- **Instructions to follow**: The lines to extract run from the first line of the material below to the line containing "minimum width=211pt, minimum", both included; leave the pictures behind.

- **Provided data**:
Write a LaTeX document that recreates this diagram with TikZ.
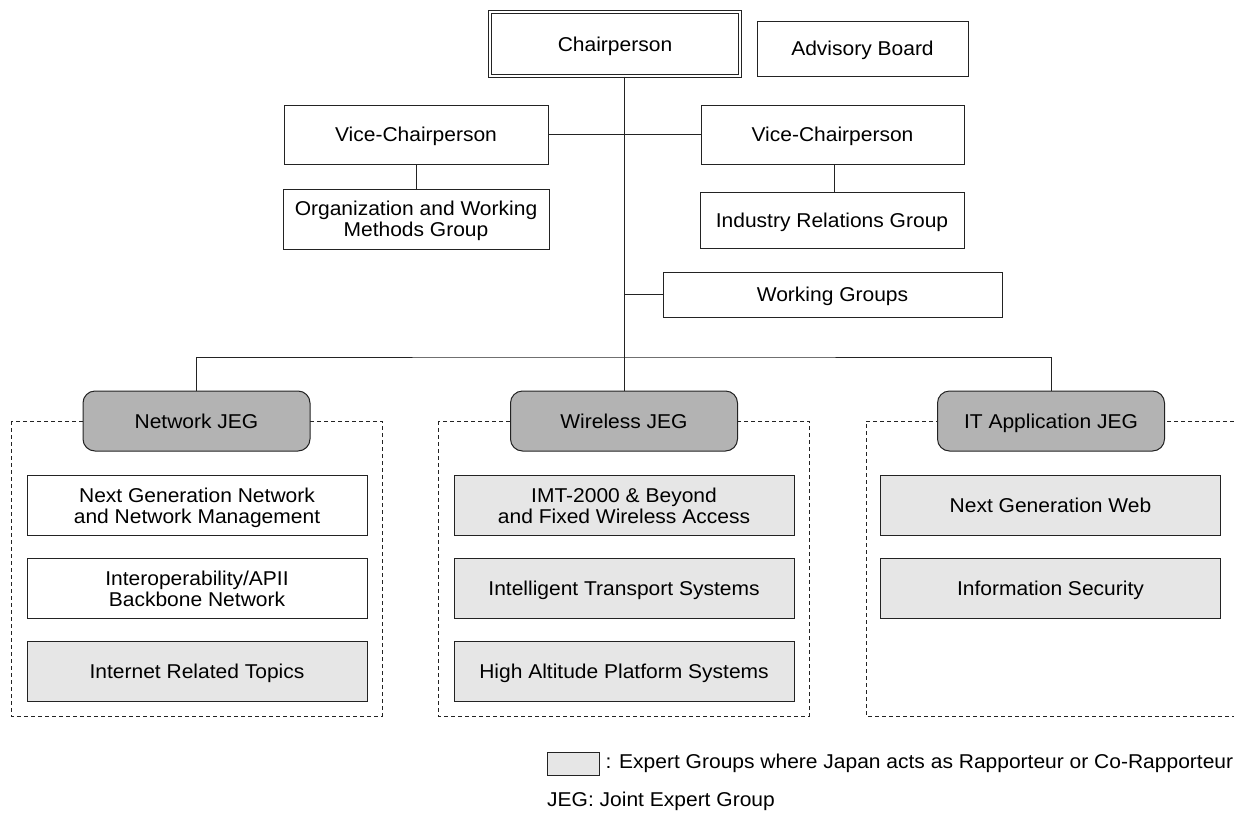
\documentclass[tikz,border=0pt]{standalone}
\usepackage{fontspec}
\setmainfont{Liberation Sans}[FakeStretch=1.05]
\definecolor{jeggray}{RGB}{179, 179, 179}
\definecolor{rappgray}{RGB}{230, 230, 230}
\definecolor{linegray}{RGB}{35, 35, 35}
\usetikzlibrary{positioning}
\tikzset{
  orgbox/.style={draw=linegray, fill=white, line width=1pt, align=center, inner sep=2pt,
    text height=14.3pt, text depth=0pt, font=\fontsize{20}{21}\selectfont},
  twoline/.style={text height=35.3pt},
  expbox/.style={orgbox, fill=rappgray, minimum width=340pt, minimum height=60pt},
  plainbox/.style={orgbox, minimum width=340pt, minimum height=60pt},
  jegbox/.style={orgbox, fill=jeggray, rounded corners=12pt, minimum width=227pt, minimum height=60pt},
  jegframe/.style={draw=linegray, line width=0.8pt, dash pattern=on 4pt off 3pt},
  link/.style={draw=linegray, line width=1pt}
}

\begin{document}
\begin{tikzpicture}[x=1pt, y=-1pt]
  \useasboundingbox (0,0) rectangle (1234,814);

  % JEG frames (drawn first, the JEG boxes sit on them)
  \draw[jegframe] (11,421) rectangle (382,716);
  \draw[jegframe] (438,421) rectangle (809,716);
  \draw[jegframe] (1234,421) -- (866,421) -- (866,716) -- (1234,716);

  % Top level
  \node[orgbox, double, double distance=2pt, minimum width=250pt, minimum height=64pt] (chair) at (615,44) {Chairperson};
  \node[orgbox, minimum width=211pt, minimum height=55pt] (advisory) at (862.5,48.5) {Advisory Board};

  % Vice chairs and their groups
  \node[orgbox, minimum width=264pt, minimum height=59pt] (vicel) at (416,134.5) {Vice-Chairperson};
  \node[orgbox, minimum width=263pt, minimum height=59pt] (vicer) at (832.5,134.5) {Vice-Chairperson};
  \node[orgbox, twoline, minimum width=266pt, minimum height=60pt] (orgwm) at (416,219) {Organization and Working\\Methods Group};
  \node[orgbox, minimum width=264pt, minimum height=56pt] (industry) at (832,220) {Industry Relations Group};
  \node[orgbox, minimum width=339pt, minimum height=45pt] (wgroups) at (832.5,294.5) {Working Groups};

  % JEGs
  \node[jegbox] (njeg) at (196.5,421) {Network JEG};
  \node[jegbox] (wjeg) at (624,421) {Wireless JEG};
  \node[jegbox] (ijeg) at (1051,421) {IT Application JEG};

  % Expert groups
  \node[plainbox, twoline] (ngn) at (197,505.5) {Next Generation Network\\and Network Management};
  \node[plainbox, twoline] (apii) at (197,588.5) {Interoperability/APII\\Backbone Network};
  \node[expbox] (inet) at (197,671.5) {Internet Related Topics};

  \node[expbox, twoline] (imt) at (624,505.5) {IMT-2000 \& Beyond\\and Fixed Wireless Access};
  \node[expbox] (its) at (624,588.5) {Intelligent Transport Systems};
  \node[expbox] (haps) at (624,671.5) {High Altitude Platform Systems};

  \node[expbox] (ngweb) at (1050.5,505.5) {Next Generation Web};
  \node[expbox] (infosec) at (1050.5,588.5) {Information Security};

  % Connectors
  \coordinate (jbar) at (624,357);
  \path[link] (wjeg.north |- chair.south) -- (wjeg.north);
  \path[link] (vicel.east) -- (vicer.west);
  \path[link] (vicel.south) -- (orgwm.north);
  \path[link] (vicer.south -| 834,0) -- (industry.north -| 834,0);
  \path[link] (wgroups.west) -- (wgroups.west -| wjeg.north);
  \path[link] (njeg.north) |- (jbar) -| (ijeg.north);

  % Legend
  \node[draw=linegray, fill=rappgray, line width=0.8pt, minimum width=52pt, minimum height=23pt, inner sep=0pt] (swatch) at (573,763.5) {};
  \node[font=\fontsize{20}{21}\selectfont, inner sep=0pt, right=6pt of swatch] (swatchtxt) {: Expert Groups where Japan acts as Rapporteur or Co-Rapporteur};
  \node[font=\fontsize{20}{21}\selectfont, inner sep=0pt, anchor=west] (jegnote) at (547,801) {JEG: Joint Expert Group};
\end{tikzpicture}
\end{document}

- **Answer to this task**:
Write a LaTeX document that recreates this diagram with TikZ.
\documentclass[tikz,border=0pt]{standalone}
\usepackage{fontspec}
\setmainfont{Liberation Sans}[FakeStretch=1.05]
\definecolor{jeggray}{RGB}{179, 179, 179}
\definecolor{rappgray}{RGB}{230, 230, 230}
\definecolor{linegray}{RGB}{35, 35, 35}
\usetikzlibrary{positioning}
\tikzset{
  orgbox/.style={draw=linegray, fill=white, line width=1pt, align=center, inner sep=2pt,
    text height=14.3pt, text depth=0pt, font=\fontsize{20}{21}\selectfont},
  twoline/.style={text height=35.3pt},
  expbox/.style={orgbox, fill=rappgray, minimum width=340pt, minimum height=60pt},
  plainbox/.style={orgbox, minimum width=340pt, minimum height=60pt},
  jegbox/.style={orgbox, fill=jeggray, rounded corners=12pt, minimum width=227pt, minimum height=60pt},
  jegframe/.style={draw=linegray, line width=0.8pt, dash pattern=on 4pt off 3pt},
  link/.style={draw=linegray, line width=1pt}
}

\begin{document}
\begin{tikzpicture}[x=1pt, y=-1pt]
  \useasboundingbox (0,0) rectangle (1234,814);

  % JEG frames (drawn first, the JEG boxes sit on them)
  \draw[jegframe] (11,421) rectangle (382,716);
  \draw[jegframe] (438,421) rectangle (809,716);
  \draw[jegframe] (1234,421) -- (866,421) -- (866,716) -- (1234,716);

  % Top level
  \node[orgbox, double, double distance=2pt, minimum width=250pt, minimum height=64pt] (chair) at (615,44) {Chairperson};
  \node[orgbox, minimum width=211pt, minimum height=55pt] (advisory) at (862.5,48.5) {Advisory Board};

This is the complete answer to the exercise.